Una ikurriña en el balcón

Pues, al final, ahí estuvo la ikurriña, en el balcón consistorial, a la vera verita de la verde de la ciudad y de la rojigualda reglamentaria. Extraños compañeros de cama hacen los mástiles en complicidad con el protocolo real o inventado el cuarto de hora anterior. Piensen ustedes que no hace tanto una foto similar en la fachada de un ayuntamiento de los tres territorios de la demarcación autonómica provocaba erisipela y tremendas broncas a ladrillazo limpio con coctelería Molotov incluida. Hoy es el día, sin embargo, en que a los que tocaban a rebato y encendían las mechas se les pone la piel de gallina (¿arrano o aguilucho?) al ver la bicrucífera compartiendo balconada con la enseña constitucional del reino de España. Cosas veredes, ¿verdad?

Vaya que sí. Como que los que se encabronan ahora son los de la acera de enfrente denunciando (perdonen la cacofonía) la intolerable afrenta. Al oír las declaraciones encendidas y leer los titulares empapados en bilis, cualquiera diría que, efectivamente, cautivo y desarmado el ejército regionalista, las tropas vascongadas han alcanzado su último objetivo. Pero no. Tan solo son unos palos con unas telas. Es verdad que con mucho significado para quien legítimamente quiere otorgárselo, pero si somos capaces de apearnos de nuestras trece siquiera por medio rato, pronto comprenderemos que no es para tanto. Una simple instantánea para que nos hagamos lenguas los que opinamos de esto y de aquello. Y, sobre todo, para que los profesionales de la gresca politiquera entren —literalmente— al trapo y se líen a ciscarse recíprocamente en las calaveras. En eso andan.

Tontos con bandera

¡Jolines, qué pedazo machotes los centuriones de esa caspa fachendosa que atiende por DENAES! Menuda hazaña entre bélica, patética y pelambrética, subirse al Gorbea desafiando el sirimiri de una mañana festiva otoñal para plantar en la cruz una rojigualda de talla extra grande. Seguramente, en sus porosas meninges tal soplapollez se les antoja una gesta heroica sin par, una arriesgadísima acción de comando desarrollada en la cocina del infierno vascón o cualquier ensoñación patriotera por el estilo. A ver cómo les explicamos que no llega ni a payasada y que si pretendían ofender o asustar, todo lo que han conseguido con su reconquista de la señorita Pepis es que sintamos una mezcla de bochorno, hastío y pena.
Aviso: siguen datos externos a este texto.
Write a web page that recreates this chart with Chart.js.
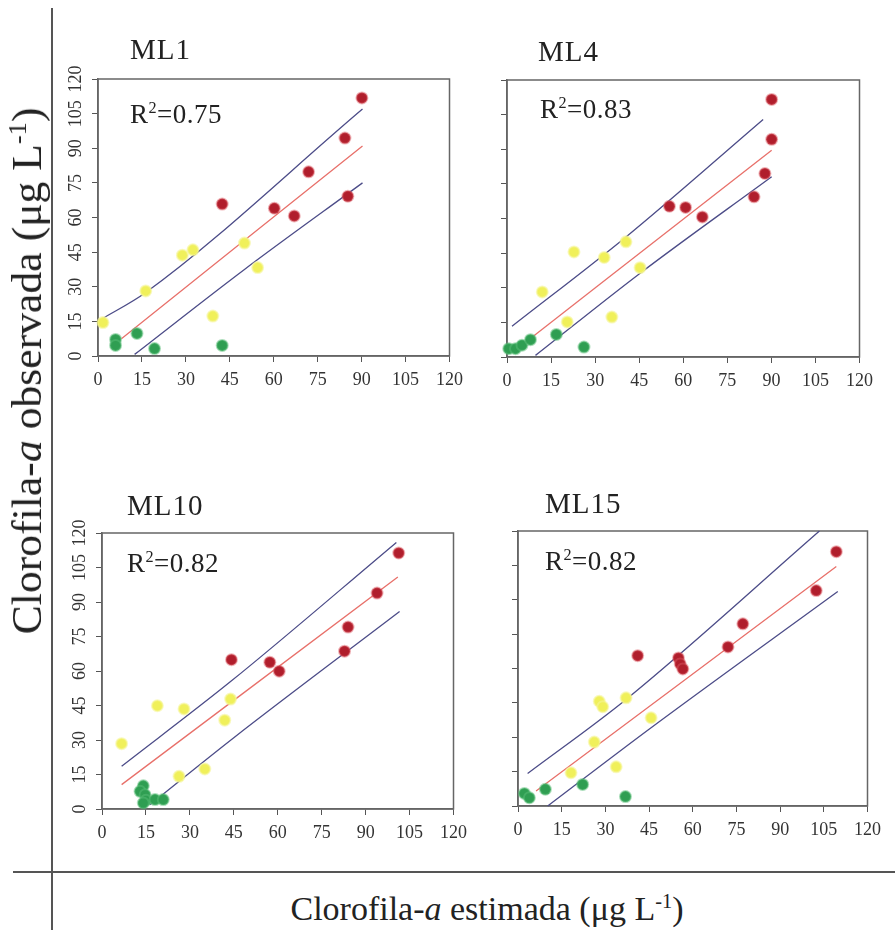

Son el descojono estos ultranacionalistas que luego van por ahí mentándole la madre a cualquiera que manifieste su querencia por una tierra o una bandera que no sean las que a ellos les ponen pilongos. Si tuvieran media hostia dialéctica, podríamos tomarnos la molestia de darles a probar una docena de argumentos razonados que desmintieran sus mitos calenturientos de la una y grande. Pero sería echar margaritas a los cerdos. Y peor error aun resultaría jugar con ellos a ver quién es más cenutrio, porque eso es lo único que va buscando esta panda de niños de papá metidos a joseantonianos de pitiminí. Aunque es cierto que disponemos de unos cuantos brutos locales que podrían bajarlos hasta Navalcarnero haciendo pucheritos y con el Dodotis a reventar, si hemos aprendido alguna lección de nuestros días de plomo, lo que procede es dejarles embestir contra la pared. No hay desprecio como no hacer aprecio.

Todo lo más, una sonrisa irónica con cara de no sabes cuánto me aburres o, si es el caso, una columna como la presente para que se encabronen al comprobar que no nos los tomamos ni una migajita en serio. Anda que no tenemos el culo pelado de soportar tontos de baba. Con o sin bandera.